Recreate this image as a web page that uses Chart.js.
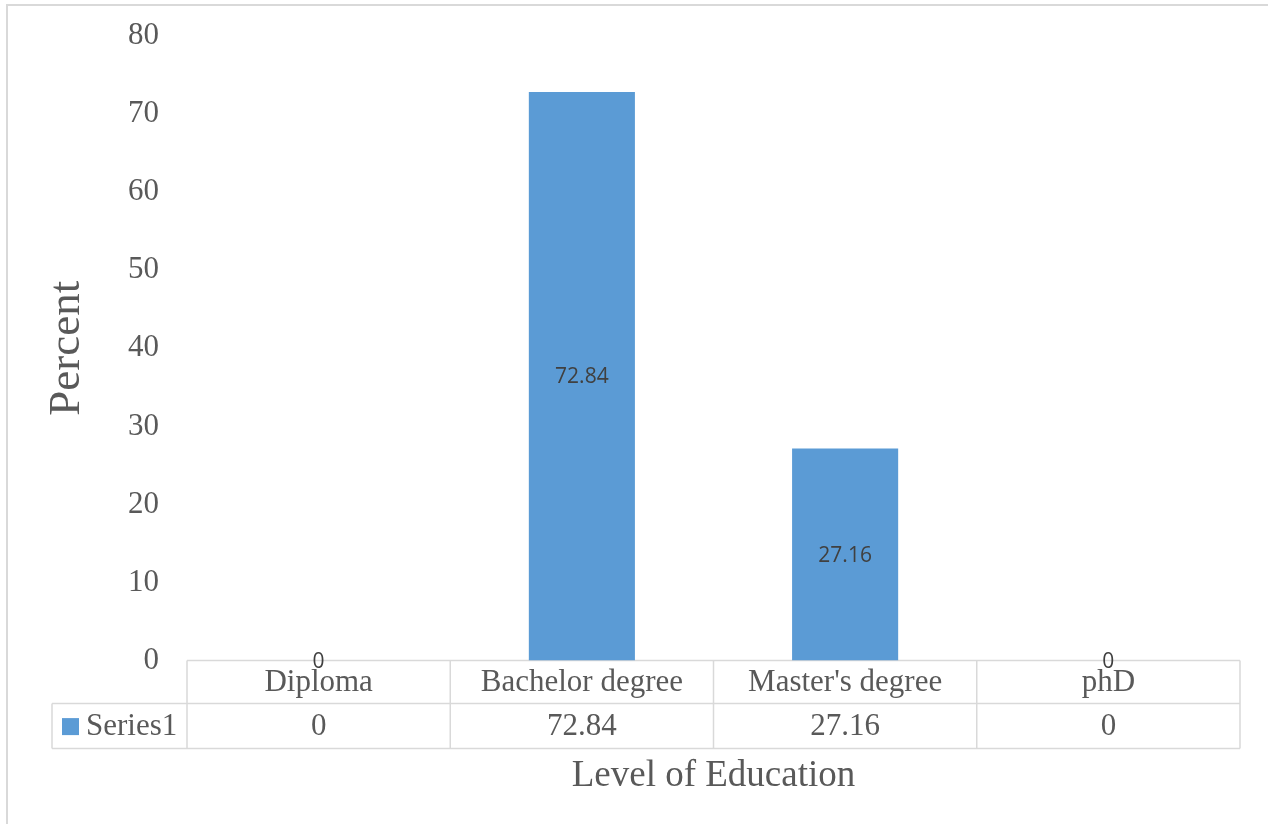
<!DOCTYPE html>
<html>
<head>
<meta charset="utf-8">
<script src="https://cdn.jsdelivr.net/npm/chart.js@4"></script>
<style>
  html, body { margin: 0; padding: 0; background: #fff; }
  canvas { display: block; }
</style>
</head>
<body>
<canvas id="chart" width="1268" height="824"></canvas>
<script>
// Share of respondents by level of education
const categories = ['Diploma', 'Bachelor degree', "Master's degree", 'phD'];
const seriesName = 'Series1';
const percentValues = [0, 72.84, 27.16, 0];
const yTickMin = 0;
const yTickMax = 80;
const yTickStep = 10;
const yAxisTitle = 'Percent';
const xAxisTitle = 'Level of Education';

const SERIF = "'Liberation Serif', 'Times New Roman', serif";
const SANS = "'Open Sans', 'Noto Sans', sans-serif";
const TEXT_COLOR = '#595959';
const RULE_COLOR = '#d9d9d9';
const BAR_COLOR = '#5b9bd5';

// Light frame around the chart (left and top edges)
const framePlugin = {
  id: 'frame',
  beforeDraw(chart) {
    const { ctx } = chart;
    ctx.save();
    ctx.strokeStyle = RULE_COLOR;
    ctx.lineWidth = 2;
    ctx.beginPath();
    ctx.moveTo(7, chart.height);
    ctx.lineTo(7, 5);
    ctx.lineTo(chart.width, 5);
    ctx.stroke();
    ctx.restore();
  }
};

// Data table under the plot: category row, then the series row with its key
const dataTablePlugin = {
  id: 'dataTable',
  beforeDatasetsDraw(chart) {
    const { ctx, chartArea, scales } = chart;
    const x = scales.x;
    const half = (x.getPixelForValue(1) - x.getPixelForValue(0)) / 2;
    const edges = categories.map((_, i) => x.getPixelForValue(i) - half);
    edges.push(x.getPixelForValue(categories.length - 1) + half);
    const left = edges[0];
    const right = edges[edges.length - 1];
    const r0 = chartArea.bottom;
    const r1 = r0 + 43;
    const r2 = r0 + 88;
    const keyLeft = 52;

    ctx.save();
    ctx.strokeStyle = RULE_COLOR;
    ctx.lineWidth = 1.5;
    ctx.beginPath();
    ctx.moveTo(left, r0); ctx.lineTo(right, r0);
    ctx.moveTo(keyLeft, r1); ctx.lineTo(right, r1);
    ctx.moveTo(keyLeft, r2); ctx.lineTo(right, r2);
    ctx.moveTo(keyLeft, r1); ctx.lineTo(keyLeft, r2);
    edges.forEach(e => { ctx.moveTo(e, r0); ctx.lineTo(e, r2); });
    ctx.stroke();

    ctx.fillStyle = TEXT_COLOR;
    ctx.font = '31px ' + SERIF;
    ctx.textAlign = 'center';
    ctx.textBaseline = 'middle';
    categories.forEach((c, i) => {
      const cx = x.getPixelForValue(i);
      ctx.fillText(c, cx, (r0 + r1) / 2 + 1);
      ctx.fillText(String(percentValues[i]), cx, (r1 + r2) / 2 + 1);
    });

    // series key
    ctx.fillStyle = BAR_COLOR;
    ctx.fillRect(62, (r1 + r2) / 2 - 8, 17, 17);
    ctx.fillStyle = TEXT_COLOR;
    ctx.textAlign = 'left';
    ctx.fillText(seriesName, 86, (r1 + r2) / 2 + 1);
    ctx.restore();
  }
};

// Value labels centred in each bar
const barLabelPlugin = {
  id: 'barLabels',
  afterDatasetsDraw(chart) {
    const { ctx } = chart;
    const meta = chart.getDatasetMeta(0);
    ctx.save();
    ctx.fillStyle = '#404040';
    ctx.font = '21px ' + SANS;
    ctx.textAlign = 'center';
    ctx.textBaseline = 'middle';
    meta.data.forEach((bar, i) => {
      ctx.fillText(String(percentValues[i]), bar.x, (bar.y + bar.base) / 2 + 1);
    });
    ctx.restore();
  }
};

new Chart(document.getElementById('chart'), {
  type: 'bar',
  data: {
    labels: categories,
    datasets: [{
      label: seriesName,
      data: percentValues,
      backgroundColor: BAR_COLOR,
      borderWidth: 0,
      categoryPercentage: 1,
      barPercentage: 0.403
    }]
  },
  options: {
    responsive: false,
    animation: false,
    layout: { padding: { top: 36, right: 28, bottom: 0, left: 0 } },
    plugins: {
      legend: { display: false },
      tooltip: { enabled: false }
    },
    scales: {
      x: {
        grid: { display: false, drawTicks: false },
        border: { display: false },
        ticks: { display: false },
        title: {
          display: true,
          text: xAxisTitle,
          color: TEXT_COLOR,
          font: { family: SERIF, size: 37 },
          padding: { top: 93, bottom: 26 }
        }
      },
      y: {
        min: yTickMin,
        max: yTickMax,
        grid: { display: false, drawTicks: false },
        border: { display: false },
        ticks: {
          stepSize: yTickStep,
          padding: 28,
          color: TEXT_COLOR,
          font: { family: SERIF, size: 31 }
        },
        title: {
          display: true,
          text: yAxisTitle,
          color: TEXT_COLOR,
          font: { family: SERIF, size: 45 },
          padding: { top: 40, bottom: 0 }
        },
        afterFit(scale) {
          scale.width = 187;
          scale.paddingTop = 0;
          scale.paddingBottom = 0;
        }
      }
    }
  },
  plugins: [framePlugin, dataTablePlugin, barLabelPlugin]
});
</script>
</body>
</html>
=====
#### Exercise instructions
Restate the whole of the material word for word without the pictures.

#### Written answer
Recreate this image as a web page that uses Chart.js.
<!DOCTYPE html>
<html>
<head>
<meta charset="utf-8">
<script src="https://cdn.jsdelivr.net/npm/chart.js@4"></script>
<style>
  html, body { margin: 0; padding: 0; background: #fff; }
  canvas { display: block; }
</style>
</head>
<body>
<canvas id="chart" width="1268" height="824"></canvas>
<script>
// Share of respondents by level of education
const categories = ['Diploma', 'Bachelor degree', "Master's degree", 'phD'];
const seriesName = 'Series1';
const percentValues = [0, 72.84, 27.16, 0];
const yTickMin = 0;
const yTickMax = 80;
const yTickStep = 10;
const yAxisTitle = 'Percent';
const xAxisTitle = 'Level of Education';

const SERIF = "'Liberation Serif', 'Times New Roman', serif";
const SANS = "'Open Sans', 'Noto Sans', sans-serif";
const TEXT_COLOR = '#595959';
const RULE_COLOR = '#d9d9d9';
const BAR_COLOR = '#5b9bd5';

// Light frame around the chart (left and top edges)
const framePlugin = {
  id: 'frame',
  beforeDraw(chart) {
    const { ctx } = chart;
    ctx.save();
    ctx.strokeStyle = RULE_COLOR;
    ctx.lineWidth = 2;
    ctx.beginPath();
    ctx.moveTo(7, chart.height);
    ctx.lineTo(7, 5);
    ctx.lineTo(chart.width, 5);
    ctx.stroke();
    ctx.restore();
  }
};

// Data table under the plot: category row, then the series row with its key
const dataTablePlugin = {
  id: 'dataTable',
  beforeDatasetsDraw(chart) {
    const { ctx, chartArea, scales } = chart;
    const x = scales.x;
    const half = (x.getPixelForValue(1) - x.getPixelForValue(0)) / 2;
    const edges = categories.map((_, i) => x.getPixelForValue(i) - half);
    edges.push(x.getPixelForValue(categories.length - 1) + half);
    const left = edges[0];
    const right = edges[edges.length - 1];
    const r0 = chartArea.bottom;
    const r1 = r0 + 43;
    const r2 = r0 + 88;
    const keyLeft = 52;

    ctx.save();
    ctx.strokeStyle = RULE_COLOR;
    ctx.lineWidth = 1.5;
    ctx.beginPath();
    ctx.moveTo(left, r0); ctx.lineTo(right, r0);
    ctx.moveTo(keyLeft, r1); ctx.lineTo(right, r1);
    ctx.moveTo(keyLeft, r2); ctx.lineTo(right, r2);
    ctx.moveTo(keyLeft, r1); ctx.lineTo(keyLeft, r2);
    edges.forEach(e => { ctx.moveTo(e, r0); ctx.lineTo(e, r2); });
    ctx.stroke();

    ctx.fillStyle = TEXT_COLOR;
    ctx.font = '31px ' + SERIF;
    ctx.textAlign = 'center';
    ctx.textBaseline = 'middle';
    categories.forEach((c, i) => {
      const cx = x.getPixelForValue(i);
      ctx.fillText(c, cx, (r0 + r1) / 2 + 1);
      ctx.fillText(String(percentValues[i]), cx, (r1 + r2) / 2 + 1);
    });

    // series key
    ctx.fillStyle = BAR_COLOR;
    ctx.fillRect(62, (r1 + r2) / 2 - 8, 17, 17);
    ctx.fillStyle = TEXT_COLOR;
    ctx.textAlign = 'left';
    ctx.fillText(seriesName, 86, (r1 + r2) / 2 + 1);
    ctx.restore();
  }
};

// Value labels centred in each bar
const barLabelPlugin = {
  id: 'barLabels',
  afterDatasetsDraw(chart) {
    const { ctx } = chart;
    const meta = chart.getDatasetMeta(0);
    ctx.save();
    ctx.fillStyle = '#404040';
    ctx.font = '21px ' + SANS;
    ctx.textAlign = 'center';
    ctx.textBaseline = 'middle';
    meta.data.forEach((bar, i) => {
      ctx.fillText(String(percentValues[i]), bar.x, (bar.y + bar.base) / 2 + 1);
    });
    ctx.restore();
  }
};

new Chart(document.getElementById('chart'), {
  type: 'bar',
  data: {
    labels: categories,
    datasets: [{
      label: seriesName,
      data: percentValues,
      backgroundColor: BAR_COLOR,
      borderWidth: 0,
      categoryPercentage: 1,
      barPercentage: 0.403
    }]
  },
  options: {
    responsive: false,
    animation: false,
    layout: { padding: { top: 36, right: 28, bottom: 0, left: 0 } },
    plugins: {
      legend: { display: false },
      tooltip: { enabled: false }
    },
    scales: {
      x: {
        grid: { display: false, drawTicks: false },
        border: { display: false },
        ticks: { display: false },
        title: {
          display: true,
          text: xAxisTitle,
          color: TEXT_COLOR,
          font: { family: SERIF, size: 37 },
          padding: { top: 93, bottom: 26 }
        }
      },
      y: {
        min: yTickMin,
        max: yTickMax,
        grid: { display: false, drawTicks: false },
        border: { display: false },
        ticks: {
          stepSize: yTickStep,
          padding: 28,
          color: TEXT_COLOR,
          font: { family: SERIF, size: 31 }
        },
        title: {
          display: true,
          text: yAxisTitle,
          color: TEXT_COLOR,
          font: { family: SERIF, size: 45 },
          padding: { top: 40, bottom: 0 }
        },
        afterFit(scale) {
          scale.width = 187;
          scale.paddingTop = 0;
          scale.paddingBottom = 0;
        }
      }
    }
  },
  plugins: [framePlugin, dataTablePlugin, barLabelPlugin]
});
</script>
</body>
</html>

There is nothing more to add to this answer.